TASK PROMPT - Only the lines from the first one through the line with "0.007, 0.005, 0.005]" should be printed, exactly as they appear.

DATA LINES -
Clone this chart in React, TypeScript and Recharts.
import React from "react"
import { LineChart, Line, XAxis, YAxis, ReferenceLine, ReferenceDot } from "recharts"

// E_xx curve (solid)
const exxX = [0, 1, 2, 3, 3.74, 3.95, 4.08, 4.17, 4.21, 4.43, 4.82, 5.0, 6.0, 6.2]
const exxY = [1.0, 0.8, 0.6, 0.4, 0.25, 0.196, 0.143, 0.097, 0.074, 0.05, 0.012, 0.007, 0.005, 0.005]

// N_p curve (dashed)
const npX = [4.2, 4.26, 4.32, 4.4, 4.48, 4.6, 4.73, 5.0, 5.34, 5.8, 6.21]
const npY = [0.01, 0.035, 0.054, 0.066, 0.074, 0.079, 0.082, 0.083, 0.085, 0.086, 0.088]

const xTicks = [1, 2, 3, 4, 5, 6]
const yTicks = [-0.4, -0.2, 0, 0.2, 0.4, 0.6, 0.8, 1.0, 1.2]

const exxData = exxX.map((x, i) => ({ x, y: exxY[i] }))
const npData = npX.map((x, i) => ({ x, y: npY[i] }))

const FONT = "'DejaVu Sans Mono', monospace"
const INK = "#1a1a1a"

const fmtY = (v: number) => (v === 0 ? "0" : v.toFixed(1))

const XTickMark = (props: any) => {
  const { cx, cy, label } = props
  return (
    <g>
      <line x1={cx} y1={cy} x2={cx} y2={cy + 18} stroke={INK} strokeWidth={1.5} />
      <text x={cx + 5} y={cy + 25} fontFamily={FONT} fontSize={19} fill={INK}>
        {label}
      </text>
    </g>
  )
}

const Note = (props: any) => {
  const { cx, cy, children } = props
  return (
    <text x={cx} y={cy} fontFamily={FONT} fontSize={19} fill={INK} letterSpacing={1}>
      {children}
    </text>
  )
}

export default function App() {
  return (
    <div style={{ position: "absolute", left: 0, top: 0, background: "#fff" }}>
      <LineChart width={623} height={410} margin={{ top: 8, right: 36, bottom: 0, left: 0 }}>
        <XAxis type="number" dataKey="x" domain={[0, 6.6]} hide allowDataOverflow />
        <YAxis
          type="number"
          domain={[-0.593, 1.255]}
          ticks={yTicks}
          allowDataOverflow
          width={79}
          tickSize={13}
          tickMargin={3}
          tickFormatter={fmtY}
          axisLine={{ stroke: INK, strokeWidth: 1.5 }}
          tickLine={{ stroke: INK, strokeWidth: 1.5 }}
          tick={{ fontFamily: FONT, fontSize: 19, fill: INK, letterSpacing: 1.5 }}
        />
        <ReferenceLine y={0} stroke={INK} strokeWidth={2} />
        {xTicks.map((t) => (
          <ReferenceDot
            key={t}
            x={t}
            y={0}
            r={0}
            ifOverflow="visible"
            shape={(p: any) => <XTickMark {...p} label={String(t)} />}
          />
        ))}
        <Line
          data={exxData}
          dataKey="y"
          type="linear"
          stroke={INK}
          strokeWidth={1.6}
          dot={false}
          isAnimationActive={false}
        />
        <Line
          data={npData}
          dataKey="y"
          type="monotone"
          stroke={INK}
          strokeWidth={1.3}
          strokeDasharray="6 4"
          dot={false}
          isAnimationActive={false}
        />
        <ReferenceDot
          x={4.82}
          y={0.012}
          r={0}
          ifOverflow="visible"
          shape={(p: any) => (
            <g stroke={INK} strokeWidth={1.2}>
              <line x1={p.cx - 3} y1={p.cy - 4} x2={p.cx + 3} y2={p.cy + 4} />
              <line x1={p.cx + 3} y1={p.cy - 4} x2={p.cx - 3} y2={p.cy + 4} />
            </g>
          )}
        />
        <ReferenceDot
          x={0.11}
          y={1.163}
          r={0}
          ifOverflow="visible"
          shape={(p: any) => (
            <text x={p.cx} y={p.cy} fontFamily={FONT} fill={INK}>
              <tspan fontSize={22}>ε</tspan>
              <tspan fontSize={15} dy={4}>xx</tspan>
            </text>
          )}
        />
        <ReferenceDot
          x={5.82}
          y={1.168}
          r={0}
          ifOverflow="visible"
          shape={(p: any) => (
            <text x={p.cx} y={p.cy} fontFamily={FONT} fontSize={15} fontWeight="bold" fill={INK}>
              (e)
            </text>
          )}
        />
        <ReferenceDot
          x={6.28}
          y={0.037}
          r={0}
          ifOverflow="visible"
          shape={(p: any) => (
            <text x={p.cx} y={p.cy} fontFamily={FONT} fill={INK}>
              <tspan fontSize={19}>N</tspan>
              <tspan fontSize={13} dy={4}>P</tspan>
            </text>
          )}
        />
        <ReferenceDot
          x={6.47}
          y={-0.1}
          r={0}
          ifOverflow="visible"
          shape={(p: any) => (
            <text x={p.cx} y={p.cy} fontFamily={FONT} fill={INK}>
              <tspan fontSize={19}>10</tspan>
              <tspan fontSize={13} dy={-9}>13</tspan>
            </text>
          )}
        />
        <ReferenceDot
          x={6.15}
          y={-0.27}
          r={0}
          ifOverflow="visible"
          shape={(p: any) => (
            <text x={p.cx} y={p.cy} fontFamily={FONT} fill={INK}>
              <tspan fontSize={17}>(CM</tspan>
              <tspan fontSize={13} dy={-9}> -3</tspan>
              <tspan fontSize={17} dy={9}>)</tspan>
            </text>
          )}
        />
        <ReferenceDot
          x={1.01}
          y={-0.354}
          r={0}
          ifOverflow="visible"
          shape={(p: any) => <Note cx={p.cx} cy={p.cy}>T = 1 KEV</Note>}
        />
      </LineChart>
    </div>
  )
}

REPLY TO THE EXERCISE -
Clone this chart in React, TypeScript and Recharts.
import React from "react"
import { LineChart, Line, XAxis, YAxis, ReferenceLine, ReferenceDot } from "recharts"

// E_xx curve (solid)
const exxX = [0, 1, 2, 3, 3.74, 3.95, 4.08, 4.17, 4.21, 4.43, 4.82, 5.0, 6.0, 6.2]
const exxY = [1.0, 0.8, 0.6, 0.4, 0.25, 0.196, 0.143, 0.097, 0.074, 0.05, 0.012, 0.007, 0.005, 0.005]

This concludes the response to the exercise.